Las armas se llevaron a King, a Kennedy, a Malcom X, a John Lennon, a los 17 de Parkland, los 26 de Sandy Hook, los 33 de Virginia Tech, los 58 del concierto en Las Vegas, los 16 del cine en Aurora y los 15 del Instituto Columbine. Esos son los que aparecen en las portadas, pero otros 650 que no se nombran mueren cada año en Chicago, 38.000 en todo el país. Los estadounidenses tienen 128 veces más posibilidades de morir de un tiro que de un ataque terrorista. Y los negros, tres veces más que los blancos en un estado diverso como Arizona, 26 veces más en uno como Wisconsin, donde sólo representan el 6,6% de la población. La disparidad se reproduce también en desempleo, encarcelamiento y, qué decir, violencia policial.
En sus últimos días, después de haber peleado el derecho al voto y hasta la guerra de Vietnam, el reverendo King volvió la vista a las desigualdades económicas. Planeaba una gran marcha a Washington con desarrapados de todas las razas y había pedido a sus seguidores, esa última noche, que ejercieran su poder económico para boicotear productos como la Coca Cola o el Wonder Bread, que pagaban sueldos de esclavos. «Hasta ahora los únicos que sentían el dolor eran los recolectores de basura. ¡Redistribuyamos el sufrimiento!».
Si levantase la cabeza 50 años después se encontraría con logros que ni siquiera se atrevió a soñar, como la elección de Barack Obama, votado como presidente cuando todavía la mayor partes de los estadounidenses ni siquiera ha tenido un jefe negro.
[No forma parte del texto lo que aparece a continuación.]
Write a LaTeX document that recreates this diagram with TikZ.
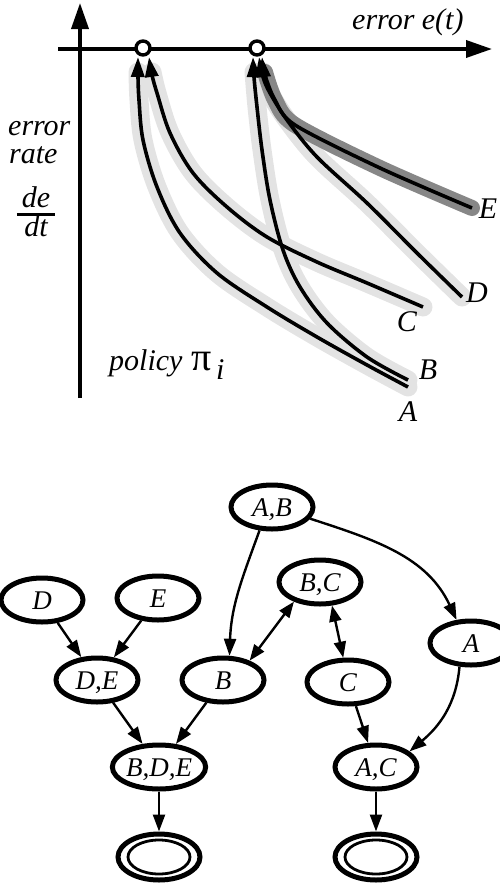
\documentclass[tikz,border=0pt]{standalone}
\usepackage{fontspec}
\setmainfont{Liberation Serif}
\usetikzlibrary{arrows.meta,shapes.geometric}
\begin{document}
\begin{tikzpicture}[x=1pt,y=-1pt,
  lbl/.style={font=\fontsize{30}{30}\selectfont\itshape, inner sep=0},
  st/.style={ellipse, draw, line width=5pt, minimum width=82pt, minimum height=44pt, inner sep=0,
    text height=18pt, text depth=0pt, font=\fontsize{27}{27}\selectfont\itshape},
  arr/.style={line width=2.4pt, -{Triangle[length=17pt,width=12pt]}},
  barr/.style={line width=2.4pt, {Triangle[length=16pt,width=12pt]}-{Triangle[length=16pt,width=12pt]}},
  crv/.style={line width=3.6pt, line join=round, -{Triangle[length=20pt,width=13pt]}},
  halo/.style={line width=19pt, color=black!11, line cap=round, line join=round},
  darkhalo/.style={line width=16pt, color=black!47, line cap=round, line join=round},
  axis/.style={line width=3.6pt, -{Triangle[length=26pt,width=17pt]}}
]
\useasboundingbox (0,0) rectangle (500,884);

% ---------- top plot ----------
\coordinate (vb) at (80,398);
\coordinate (vt) at (80,3);
\coordinate (hl) at (58,49);
\coordinate (hr) at (492,49);
\draw[axis] (vb) -- (vt);
\draw[axis] (hl) -- (hr);

% halos
\draw[halo] plot[smooth, tension=0.55] coordinates {(408,387) (367,365) (317,337) (267,307) (217,273) (180,233) (157,187) (143,140) (139,100) (138,72)};
\draw[halo] plot[smooth, tension=0.55] coordinates {(408,380) (367,357) (327,323) (300,287) (283,250) (270,200) (262,150) (257,107) (254,72)};
\draw[halo] plot[smooth, tension=0.55] coordinates {(423,307) (367,283) (317,262) (267,237) (227,207) (193,173) (170,133) (157,93) (152,72)};
\draw[halo] plot[smooth, tension=0.55] coordinates {(462,297) (417,253) (367,203) (317,157) (287,120) (270,93) (263,72)};
\draw[darkhalo] plot[smooth, tension=0.5] coordinates {(472,208) (380,168) (295,125) (275,100) (265,72)};

% circles on the axis
\node[circle, draw, fill=white, line width=3.4pt, minimum size=14pt, inner sep=0] (c1) at (143,48) {};
\node[circle, draw, fill=white, line width=3.4pt, minimum size=14pt, inner sep=0] (c2) at (257,48) {};

% curves
\draw[crv] plot[smooth, tension=0.55] coordinates {(408,387) (367,365) (317,337) (267,307) (217,273) (180,233) (157,187) (143,140) (139,100) (138,77) (138,57)};
\draw[crv] plot[smooth, tension=0.55] coordinates {(408,380) (367,357) (327,323) (300,287) (283,250) (270,200) (262,150) (257,107) (254,77) (253,57)};
\draw[crv] plot[smooth, tension=0.55] coordinates {(423,307) (367,283) (317,262) (267,237) (227,207) (193,173) (170,133) (157,93) (152,75) (149,57)};
\draw[crv] plot[smooth, tension=0.55] coordinates {(462,297) (417,253) (367,203) (317,157) (287,120) (270,93) (263,77) (259,57)};
\draw[crv] plot[smooth, tension=0.5] coordinates {(472,208) (380,168) (295,125) (275,100) (265,75) (262,57)};

% labels
\node[lbl, anchor=base west] (xlab) at (352,29) {error e(t)};
\node[lbl, anchor=base west] (ylab1) at (8,135) {error};
\node[lbl, anchor=base west] (ylab2) at (9,163) {rate};
\node[lbl, anchor=base] (frac) at (36,207)
  {\setlength{\arrayrulewidth}{2.4pt}\def\arraystretch{0.72}%
   \begin{tabular}[t]{@{\,}c@{\,}}de\\\hline dt\end{tabular}};
\node[lbl, anchor=base west] (pol) at (109,370) {policy};
\node[font=\fontsize{40}{40}\selectfont, inner sep=0, anchor=base west] (pi) at (191,370) {π};
\node[lbl, anchor=base west] (sub) at (216,379) {i};
\node[lbl] (lA) at (408,412) {A};
\node[lbl] (lB) at (428,370) {B};
\node[lbl] (lC) at (407,322) {C};
\node[lbl] (lD) at (477,293) {D};
\node[lbl] (lE) at (488,209) {E};

% ---------- bottom graph ----------
\node[st] (AB) at (272,507) {A,B};
\node[st] (D) at (42,600) {D};
\node[st] (E) at (158,598) {E};
\node[st] (BC) at (320,582) {B,C};
\node[st] (A) at (471,643) {A};
\node[st] (DE) at (97,680) {D,E};
\node[st] (B) at (223,680) {B};
\node[st] (C) at (348,682) {C};
\node[st] (BDE) at (159,767) {B,D,E};
\node[st] (AC) at (376,767) {A,C};
\node[st, minimum height=46pt] (F1) at (159,857) {};
\node[st, minimum height=46pt] (F2) at (376,857) {};
\draw[line width=2.8pt] (F1.center) ellipse (31 and 17);
\draw[line width=2.8pt] (F2.center) ellipse (31 and 17);

\draw[arr] (AB.242) to[out=250,in=88] (B.75);
\draw[arr] (AB.-17) to[out=-18,in=115] (A.122);
\draw[barr] (BC.217) -- (B.36);
\draw[barr] (BC.-63) -- (C.101);
\draw[arr] (D) -- (DE);
\draw[arr] (E) -- (DE);
\draw[arr] (DE) -- (BDE);
\draw[arr] (B) -- (BDE);
\draw[arr] (C) -- (AC);
\draw[arr] (A.244) to[out=265,in=40] (AC.25);
\draw[arr] (BDE) -- (F1);
\draw[arr] (AC) -- (F2);
\end{tikzpicture}
\end{document}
El país es mucho más diverso que el que le tocó en los cincuenta, 90% blanco, pero su sueño, ese que le costó la vida, sigue intacto, heredado por una generación que ha sucumbido al consumismo y reparte por igual los sueldos de miseria. No será Donald Trump quien le rinda hoy homenaje en Memphis, pero toda una generación sigue teniendo causas para su impenitente activismo.